The beautiful Fairmont The Queen Elizabeth Hotel in Montreal is not just a landmark - it's also an energy-efficient modern building with its own rooftop garden that grows produce for its restaurant. John Lennon and Yoko Ono famously staged their bed-in of 1969 here, but the historical hotel is also an attraction for eco-tourism, as one of Montreal’s greenest buildings. The hotel invited Inhabitat to check out their green practices already in place, as well as their future plans to bring even more eco-luxury to the premises.
The lobby of the hotel has all the features that luxury hotels are made of: friendly staff, ample suites decorated with historic flair, award winning 5 star restaurants, and furnishings and décor that echo the regal style of its namesake. The hotel was built in 1958, and is the largest in all of Quebec. Many heads of state have stayed here, including Queen Elizabeth II (four times). The hotel was made further famous for a week in 1969 when John and Yoko were refused entry to the U.S. and thus staged their bed-in protest in room 1742, recording “Give Peace a Chance” in the room on June 1, 1969.
But aside from traditional luxury, Fairmont The Queen Elizabeth has been using sustainable and energy efficient practices for years. The massive hotel is heated by steam, uses water conservation strategies, and has had a rigorous recycling and composting system in place for over 21 years. A computerized HVAC system monitors rooms to make sure no energy is wasted when rooms are empty. A member of the Climate Savers Program, the hotel is committed to a 20% reduction of carbon emissions by 2013, and has won both the Sustainable Tourism prize in 2012 as well as the Four Green Key for its programs. Leftover food from their three restaurants and unused guest soap and toiletries are donated to local shelters for the city’s needy. Guests can take advantage of free green transportation, and borrow one of the hotel’s BMW bicycles to tour the city, or connect to the underground walkways or central train station that is located two levels below the lobby. The hotel is also in the works of designing an in-house charging station for electric vehicles.

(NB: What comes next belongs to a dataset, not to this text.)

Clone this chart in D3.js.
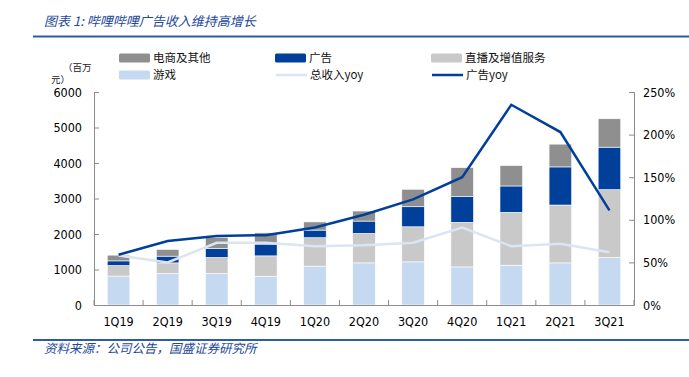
<!DOCTYPE html>
<html>
<head>
<meta charset="utf-8">
<script src="https://cdn.jsdelivr.net/npm/d3@7"></script>
<style>
  body { margin: 0; background: #fff; }
  svg { display: block; }
  .axis text { font-family: "DejaVu Sans Condensed", "DejaVu Sans", sans-serif; font-size: 12.5px; fill: #000; }
  .axis path, .axis line { stroke: #8c8c8c; }
  .legend text { font-family: "Noto Sans CJK SC", "DejaVu Sans", sans-serif; font-size: 11.5px; fill: #111; }
  .note { font-family: "Noto Sans CJK SC", sans-serif; font-style: italic; fill: #23489a; }
</style>
</head>
<body>
<svg id="chart" width="689" height="377"></svg>
<script>
var quarters = ["1Q19", "2Q19", "3Q19", "4Q19", "1Q20", "2Q20", "3Q20", "4Q20", "1Q21", "2Q21", "3Q21"];
var gameRev = [816, 887, 887, 811, 1095, 1186, 1215, 1073, 1121, 1186, 1339];
var liveRev = [297, 299, 452, 573, 800, 831, 988, 1255, 1489, 1630, 1910];
var adRev = [130, 190, 254, 331, 215, 347, 565, 723, 743, 1074, 1197];
var ecomRev = [161, 189, 311, 319, 230, 283, 492, 819, 574, 641, 800];
var totalYoy = [58, 50, 73, 73, 69, 70, 73, 91, 69, 72, 62];
var adYoy = [59, 75, 81, 82, 91, 106, 124, 150, 235, 203, 111];
var leftTicks = [0, 1000, 2000, 3000, 4000, 5000, 6000];
var rightTicks = [0, 0.5, 1, 1.5, 2, 2.5];

var svg = d3.select("#chart");

var margin = {top: 92, right: 55, bottom: 72, left: 94},
    width = +svg.attr("width") - margin.left - margin.right,
    height = +svg.attr("height") - margin.top - margin.bottom;

// title + rules
svg.append("text")
    .attr("class", "note")
    .attr("x", 44).attr("y", 26)
    .style("font-size", "13px")
    .text("图表 1:  哔哩哔哩广告收入维持高增长");

svg.append("line")
    .attr("x1", 33).attr("x2", 689).attr("y1", 36.5).attr("y2", 36.5)
    .attr("stroke", "#2c5ba8").attr("stroke-width", 2);

svg.append("line")
    .attr("x1", 33).attr("x2", 689).attr("y1", 340).attr("y2", 340)
    .attr("stroke", "#2c5ba8").attr("stroke-width", 2);

svg.append("text")
    .attr("class", "note")
    .attr("x", 44).attr("y", 352.5)
    .style("font-size", "12.5px")
    .text("资料来源：公司公告，国盛证券研究所");

var g = svg.append("g")
    .attr("transform", "translate(" + margin.left + "," + margin.top + ")");

var data = quarters.map(function(q, i) {
  return {quarter: q, game: gameRev[i], live: liveRev[i], ad: adRev[i], ecom: ecomRev[i],
          totalYoy: totalYoy[i] / 100, adYoy: adYoy[i] / 100};
});

var keys = ["game", "live", "ad", "ecom"];
var colors = {game: "#c5d9f1", live: "#c9c9c9", ad: "#00409a", ecom: "#8f8f8f"};

var x = d3.scaleBand()
    .domain(quarters)
    .range([0, width])
    .paddingInner(0.54)
    .paddingOuter(0.27);

var y = d3.scaleLinear()
    .domain([0, 6000])
    .range([height, 0]);

var y2 = d3.scaleLinear()
    .domain([0, 2.5])
    .range([height, 0]);

var series = d3.stack().keys(keys)(data);

g.append("g").selectAll("g")
    .data(series)
  .enter().append("g")
    .attr("fill", function(s) { return colors[s.key]; })
  .selectAll("rect")
    .data(function(s) { return s; })
  .enter().append("rect")
    .attr("x", function(d) { return x(d.data.quarter); })
    .attr("y", function(d) { return y(d[1]); })
    .attr("width", x.bandwidth())
    .attr("height", function(d) { return y(d[0]) - y(d[1]); })
    .attr("stroke", "#fff")
    .attr("stroke-width", 0.6);

// axes
g.append("g")
    .attr("class", "axis axis--y")
    .call(d3.axisLeft(y).tickValues(leftTicks).tickFormat(d3.format("d")).tickSize(-5).tickPadding(12));

g.append("g")
    .attr("class", "axis axis--y2")
    .attr("transform", "translate(" + width + ",0)")
    .call(d3.axisRight(y2).tickValues(rightTicks).tickFormat(d3.format(".0%")).tickSize(-5).tickPadding(9));

var xAxis = g.append("g")
    .attr("class", "axis axis--x")
    .attr("transform", "translate(0," + height + ")")
    .call(d3.axisBottom(x).tickSize(0).tickPadding(12));

xAxis.select(".domain").attr("d", "M0,0.5H" + width);

xAxis.selectAll(".sep")
    .data(d3.range(quarters.length + 1))
  .enter().append("line")
    .attr("class", "sep")
    .attr("x1", function(i) { return i * x.step(); })
    .attr("x2", function(i) { return i * x.step(); })
    .attr("y1", 0).attr("y2", -5);

// yoy lines
var line = function(key) {
  return d3.line()
      .x(function(d) { return x(d.quarter) + x.bandwidth() / 2; })
      .y(function(d) { return y2(d[key]); });
};

g.append("path")
    .datum(data)
    .attr("fill", "none")
    .attr("stroke", "#dbe5f2")
    .attr("stroke-width", 2.5)
    .attr("d", line("totalYoy"));

g.append("path")
    .datum(data)
    .attr("fill", "none")
    .attr("stroke", "#00409a")
    .attr("stroke-width", 2.5)
    .attr("d", line("adYoy"));

// unit label
svg.append("text")
    .attr("x", 63).attr("y", 71)
    .style("font-family", "Noto Sans CJK SC").style("font-size", "9.5px").attr("fill", "#222")
    .text("（百万");
svg.append("text")
    .attr("x", 51).attr("y", 83)
    .style("font-family", "Noto Sans CJK SC").style("font-size", "9.5px").attr("fill", "#222")
    .text("元）");

// legend
var legendItems = [
  {label: "电商及其他", color: colors.ecom, type: "box", x: 119, y: 58},
  {label: "广告", color: colors.ad, type: "box", x: 275, y: 58},
  {label: "直播及增值服务", color: colors.live, type: "box", x: 431, y: 58},
  {label: "游戏", color: colors.game, type: "box", x: 119, y: 75},
  {label: "总收入yoy", color: "#dbe5f2", type: "line", x: 276, y: 75},
  {label: "广告yoy", color: "#00409a", type: "line", x: 432, y: 75}
];

var legend = svg.append("g").attr("class", "legend")
  .selectAll("g")
    .data(legendItems)
  .enter().append("g")
    .attr("transform", function(d) { return "translate(" + d.x + "," + d.y + ")"; });

legend.filter(function(d) { return d.type === "box"; })
  .append("rect")
    .attr("x", 0).attr("y", -4.5)
    .attr("width", 31).attr("height", 9)
    .attr("rx", 1.5)
    .attr("fill", function(d) { return d.color; });

legend.filter(function(d) { return d.type === "line"; })
  .append("line")
    .attr("x1", 0).attr("x2", 31)
    .attr("stroke", function(d) { return d.color; })
    .attr("stroke-width", 2.5);

legend.append("text")
    .attr("x", 34)
    .attr("dy", "0.36em")
    .text(function(d) { return d.label; });
</script>
</body>
</html>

Last year, the hotel installed a self-irrigating edible roof garden, which mainly grows edible flowers, produce and herbs for its three restaurants. In 2011, the 70 containers grew over 400 edible flowers and 30% of their needed produce, including the heirloom Montreal melon. They have even been known to grow mushrooms in the lobby, as a lesson of the ease of small, urban farms. The hotel will expand the garden in 2012, and also add a network of their own beehives, with a trained beekeeper on staff. The hotel also makes their own goat cheese, thanks to their white goat, Blanche Neige (Snow White), who lives on a farm a few miles away.
Fairmont The Queen Elizabeth Hotel combines historic tradition with eco-tourism. They seek to show the world that luxury and sustainability go hand in hand.